Los últimos años habían sido difíciles para Bolaños. No sólo por sus múltiples problemas físicos, que hicieron que se anunciara prematuramente su muerte en varias ocasiones, sino también por la agria relación en la que degeneró la asombrosa química que tenía con sus compañeros de reparto, particularmente con María Antonieta de las Nieves y con Carlos Villagrán, que culminaron con unas declaraciones por parte de este último más propias de las cloacas televisivas de los programas de chismes que de alguien que fue parte de un show que ennobleció a la pantalla chica. Aparentemente quedó mucho resentimiento económico en algunos de sus cámaradas, sobre lo que nunca se sabrá la verdad. En todo caso, casi todos los sobrevivientes de su legendario elenco, incluyendo a De las Nieves y a Villagrán, con quienes se encontraba distanciado desde hacía años, expresaron por declaraciones públicas mediante las redes su dolor por la partida y su agradecimiento por las horas felices. El velatorio se llevó a cabo en el gigantesco estadio Azteca, algo que seguramente hubiera sido del beneplácito de Bolaños, quien era un gran futbolero, hincha del América.
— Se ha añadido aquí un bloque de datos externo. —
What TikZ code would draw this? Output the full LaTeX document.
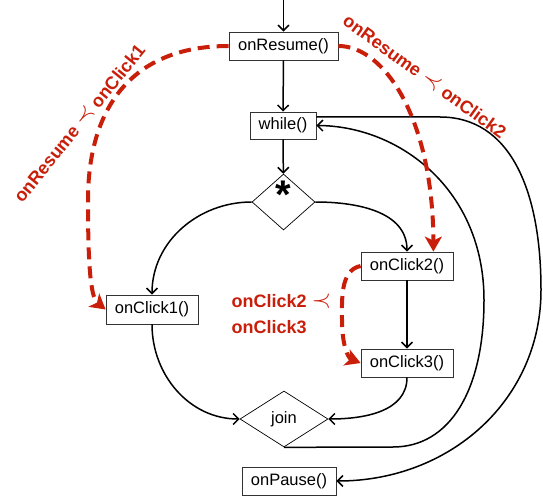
\documentclass[tikz,border=0pt]{standalone}
\usepackage{fontspec}
\setmainfont{Liberation Sans}
\usetikzlibrary{shapes.geometric,arrows.meta}
\definecolor{redc}{RGB}{200,30,10}
\newcommand{\precsym}{\raisebox{0.5pt}{\scalebox{1.45}{$\prec$}}}
\begin{document}
\begin{tikzpicture}[x=1pt,y=-1pt,
  box/.style={draw=black!80, line width=0.8pt, fill=white, inner sep=0pt, font=\fontsize{16.5}{18}\selectfont},
  dia/.style={draw, diamond, line width=0.7pt, inner sep=0pt, fill=white},
  flow/.style={line width=1.5pt, -{Straight Barb[length=5.5pt,width=11pt]}},
  reddash/.style={draw=redc, line width=4pt, dash pattern=on 12pt off 7pt, -{Stealth[length=15pt,width=17pt,inset=4pt]}},
  redlabel/.style={text=redc, font=\fontsize{18}{26}\selectfont\bfseries}
]
\useasboundingbox (0,0) rectangle (543,497);

\node[box, minimum width=109pt, minimum height=28pt] (res) at (283.5,46) {onResume()};
\node[box, minimum width=66pt, minimum height=27pt] (wh) at (283,125.5) {while()};
\node[dia, minimum width=63pt, minimum height=56pt] (star) at (283.5,202) {};
\node[font=\fontsize{40}{40}\selectfont\bfseries, inner sep=0pt] (starsym) at (283.5,195) {*};
\node[box, minimum width=92pt, minimum height=29pt] (oc1) at (152,309.5) {onClick1()};
\node[box, minimum width=92pt, minimum height=28pt] (oc2) at (407,266) {onClick2()};
\node[box, minimum width=92pt, minimum height=28pt] (oc3) at (407,363) {onClick3()};
\node[dia, minimum width=88pt, minimum height=56pt, font=\fontsize{16.5}{18}\selectfont] (join) at (284,419) {join};
\node[box, minimum width=94pt, minimum height=28pt] (pause) at (289,481) {onPause()};

\coordinate (entry) at (283.5,0);
\draw[flow] (entry) -- (res);
\draw[flow] (res) -- (wh);
\draw[flow] (wh) -- (star);
\draw[flow] (star.west) to[out=180,in=90] (oc1.north);
\draw[flow] (star.east) to[out=0,in=90] (oc2.north);
\draw[flow] (oc2) -- (oc3);
\draw[flow] (oc1.south) to[out=270,in=180] (join.west);
\draw[flow] (oc3.south) to[out=270,in=0] (join.east);
\coordinate (jr) at (393,447);
\draw[flow] (join.south) -- (jr) .. controls (450,447) and (484,390) .. (484,300) .. controls (484,190) and (400,126) .. (wh.east);
\coordinate (wa) at (440,117);
\draw[flow] ([yshift=8.5pt]wh.east) -- (wa) .. controls (510,117) and (541,190) .. (541,290) .. controls (541,400) and (450,481) .. (pause.east);

\draw[reddash] (res.west) .. controls (130,46) and (88,110) .. (88,200) .. controls (88,260) and (90,297) .. (oc1.west);
\draw[reddash] (res.east) .. controls (385,46) and (433,120) .. ([xshift=-20pt]oc2.north east);
\draw[reddash] (oc2.west) .. controls (340,270) and (342,300) .. (342,320) .. controls (342,345) and (348,358) .. (oc3.west);

\node[redlabel, rotate=51] (lab1) at (79,123) {onResume \precsym{} onClick1};
\node[redlabel, rotate=-36] (lab2) at (425,76) {onResume \precsym{} onClick2};
\node[redlabel, align=left, anchor=west] (lab3) at (228,314) {onClick2 \precsym\\onClick3};
\end{tikzpicture}
\end{document}
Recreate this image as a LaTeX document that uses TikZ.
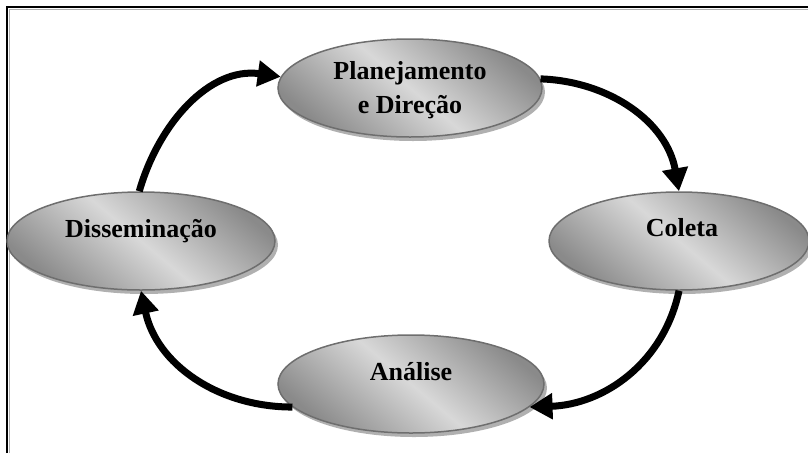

En su momento de mayor gloria, El chavo del ocho llegó a ser visto semanalmente por 350 millones de personas, una cifra inimaginable para cualquier otra cosa que un evento deportivo y aun más sorprendente si se tiene en cuenta lo localista del lenguaje que utilizaba -en la vecindad no existían referencias a la realidad coyuntural de México, pero los personajes eran mexicanos en todas y cada una de sus expresiones-, pero que es algo que da cuenta de lo universal de su sensibilidad. Para quienes hoy pasan los 40 años, El chavo no era una de las opciones televisivas para niños: era lo que veíamos todos, absolutamente todos, no importara qué oferta alternativa ofrecieran los otros canales. Tal vez de la misma forma en que los habitantes de la vecindad terminaban reconociéndose como vecinos semejantes ante la adversidad; los niños (y muchos adultos) de los barrios pobres y ricos de Caracas, Buenos Aires, Cancún, Lima, San Pablo y Montevideo también se reconocían como similares ante la maravilla de la risa y la ternura de inconfundible sabor latino. Eso no volverá a repetirse en este mundo diversamente fragmentado, y eso es lo que realmente hay que despedir junto a los restos de ese mexicano pequeño y gracioso al que despide un continente enorme de antiguos y actuales niños.